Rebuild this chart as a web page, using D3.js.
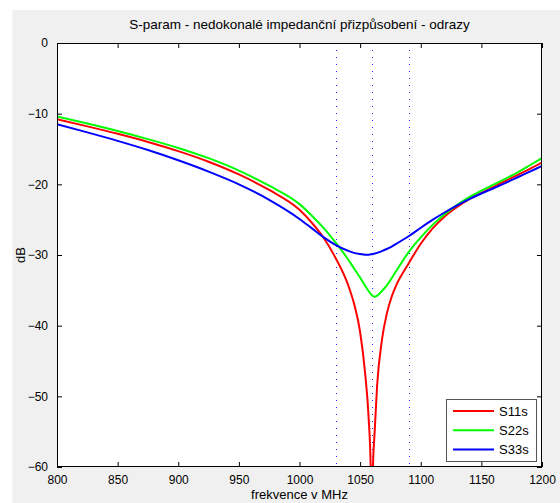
<!DOCTYPE html>
<html>
<head>
<meta charset="utf-8">
<script src="https://cdn.jsdelivr.net/npm/d3@7"></script>
<style>
  html, body { margin: 0; padding: 0; background: #ffffff; }
  svg { display: block; }
  text { font-family: "Liberation Sans", Arial, sans-serif; }
</style>
</head>
<body>
<svg id="chart" width="560" height="503"></svg>
<script>
// ---------- data ----------
const title = "S-param - nedokonalé impedanční přizpůsobení - odrazy";
const xLabel = "frekvence v MHz";
const yLabel = "dB";
const seriesNames = ["S11s", "S22s", "S33s"];
const seriesColors = ["#ff0000", "#00ff00", "#0000ff"];
const xTicks = [800, 850, 900, 950, 1000, 1050, 1100, 1150, 1200];
const yTicks = [0, -10, -20, -30, -40, -50, -60];
const markerFreqs = [1030, 1060, 1090];

const freq = [800, 825, 850, 875, 900, 925, 950, 975, 1000, 1010, 1020, 1030, 1040, 1045, 1050, 1054, 1057, 1058.7, 1059.6, 1060.6, 1062, 1064, 1068, 1072, 1076, 1080, 1090, 1100, 1110, 1120, 1130, 1140, 1150, 1160, 1170, 1180, 1190, 1200];
const s11 = [-10.8, -11.8, -12.85, -14.0, -15.3, -16.8, -18.6, -20.8, -23.6, -25.4, -27.6, -30.5, -34.2, -36.9, -40.9, -46.5, -53.0, -60, -75, -60, -55.0, -48.5, -42.0, -38.3, -35.9, -34.2, -31.2, -28.4, -26.2, -24.5, -23.2, -22.1, -21.2, -20.35, -19.5, -18.65, -17.8, -16.9];
const s22 = [-10.4, -11.4, -12.45, -13.6, -14.85, -16.3, -18.05, -20.2, -22.8, -24.4, -26.2, -28.3, -30.6, -31.9, -33.2, -34.3, -35.1, -35.5, -35.65, -35.8, -35.9, -35.75, -35.1, -34.3, -33.3, -32.2, -29.6, -27.5, -25.7, -24.2, -22.9, -21.8, -20.9, -20.05, -19.2, -18.3, -17.3, -16.3];
const s33 = [-11.5, -12.65, -13.85, -15.15, -16.6, -18.2, -20.0, -22.2, -24.9, -26.2, -27.5, -28.6, -29.4, -29.7, -29.85, -29.95, -29.95, -29.9, -29.88, -29.85, -29.8, -29.7, -29.45, -29.15, -28.8, -28.4, -27.35, -26.15, -25.0, -23.95, -22.98, -22.1, -21.3, -20.55, -19.8, -19.0, -18.2, -17.4];
const seriesValues = [s11, s22, s33];

// ---------- layout ----------
const W = 560, H = 503;
const plot = { left: 57, right: 542, top: 43, bottom: 467 };

const svg = d3.select("#chart");

// figure background
svg.append("rect").attr("x", 12.5).attr("y", 10).attr("width", W - 12.5).attr("height", H - 10).attr("fill", "#f0f0f0");

const x = d3.scaleLinear().domain([800, 1200]).range([plot.left, plot.right]);
const y = d3.scaleLinear().domain([-60, 0]).range([plot.bottom, plot.top]);

// plot area
svg.append("rect").attr("x", plot.left).attr("y", plot.top)
  .attr("width", plot.right - plot.left).attr("height", plot.bottom - plot.top)
  .attr("fill", "#ffffff");

svg.append("defs").append("clipPath").attr("id", "clip")
  .append("rect").attr("x", plot.left).attr("y", plot.top)
  .attr("width", plot.right - plot.left).attr("height", plot.bottom - plot.top);

// marker lines (dotted)
svg.append("g").attr("clip-path", "url(#clip)")
  .selectAll("line").data(markerFreqs).join("line")
  .attr("x1", d => Math.round(x(d)) + 0.5).attr("x2", d => Math.round(x(d)) + 0.5)
  .attr("y1", plot.top).attr("y2", plot.bottom)
  .attr("stroke", "#2020ff").attr("stroke-width", 1)
  .attr("stroke-dasharray", "1,6");

// curves
const line = d3.line().x(d => x(d[0])).y(d => y(d[1])).curve(d3.curveMonotoneX);
svg.append("g").attr("clip-path", "url(#clip)")
  .selectAll("path").data(seriesValues).join("path")
  .attr("d", vals => line(freq.map((f, i) => [f, vals[i]])))
  .attr("fill", "none")
  .attr("stroke", (d, i) => seriesColors[i])
  .attr("stroke-width", 2)
  .attr("stroke-linejoin", "round");

// axes (MATLAB style box, inward ticks)
const tickLen = 5;
const bottomAxis = d3.axisBottom(x).tickValues(xTicks).tickSize(-tickLen).tickPadding(8).tickFormat(d3.format("d"));
const topAxis = d3.axisTop(x).tickValues(xTicks).tickSize(-tickLen).tickFormat("");
const leftAxis = d3.axisLeft(y).tickValues(yTicks).tickSize(-tickLen).tickPadding(9).tickFormat(d3.format("d"));
const rightAxis = d3.axisRight(y).tickValues(yTicks).tickSize(-tickLen).tickFormat("");

function styleAxis(g) {
  g.select(".domain").remove();
  g.selectAll(".tick line").attr("stroke", "#000");
  g.selectAll(".tick text").attr("fill", "#000").style("font-size", "12px").style("font-family", "'Liberation Sans', Arial, sans-serif");
}

svg.append("g").attr("transform", `translate(0,${plot.bottom})`).call(bottomAxis).call(styleAxis);
svg.append("g").attr("transform", `translate(0,${plot.top})`).call(topAxis).call(styleAxis);
svg.append("g").attr("transform", `translate(${plot.left},0)`).call(leftAxis).call(styleAxis);
svg.append("g").attr("transform", `translate(${plot.right},0)`).call(rightAxis).call(styleAxis);

// box
svg.append("rect").attr("x", plot.left + 0.5).attr("y", plot.top + 0.5)
  .attr("width", plot.right - plot.left - 1).attr("height", plot.bottom - plot.top - 1)
  .attr("fill", "none").attr("stroke", "#000").attr("stroke-width", 1);

// title and labels
svg.append("text").attr("x", (plot.left + plot.right) / 2).attr("y", 29)
  .attr("text-anchor", "middle").style("font-size", "13.5px").attr("fill", "#000").text(title);
svg.append("text").attr("x", (plot.left + plot.right) / 2).attr("y", 499)
  .attr("text-anchor", "middle").style("font-size", "13px").attr("fill", "#000").text(xLabel);
svg.append("text").attr("transform", `translate(25,${(plot.top + plot.bottom) / 2}) rotate(-90)`)
  .attr("text-anchor", "middle").style("font-size", "13px").attr("fill", "#000").text(yLabel);

// legend
const lg = { x: 446, y: 399.5, w: 90, h: 62 };
const legend = svg.append("g");
legend.append("rect").attr("x", lg.x + 0.5).attr("y", lg.y).attr("width", lg.w).attr("height", lg.h)
  .attr("fill", "#ffffff").attr("stroke", "#555").attr("stroke-width", 1);
const items = legend.selectAll("g.item").data(seriesNames).join("g").attr("class", "item")
  .attr("transform", (d, i) => `translate(0,${411 + i * 19.3})`);
items.append("line").attr("x1", 453).attr("x2", 494).attr("y1", 0).attr("y2", 0)
  .attr("stroke", (d, i) => seriesColors[i]).attr("stroke-width", 2);
items.append("text").attr("x", 499).attr("y", 4.5).style("font-size", "13px").attr("fill", "#000").text(d => d);
</script>
</body>
</html>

+===+

**WHAT TO PRODUCE:**
Extract, from the listing above, every line where the string "chart" occurs.

**OUTPUT OF THE EXERCISE:**
Rebuild this chart as a web page, using D3.js.
<svg id="chart" width="560" height="503"></svg>
const svg = d3.select("#chart");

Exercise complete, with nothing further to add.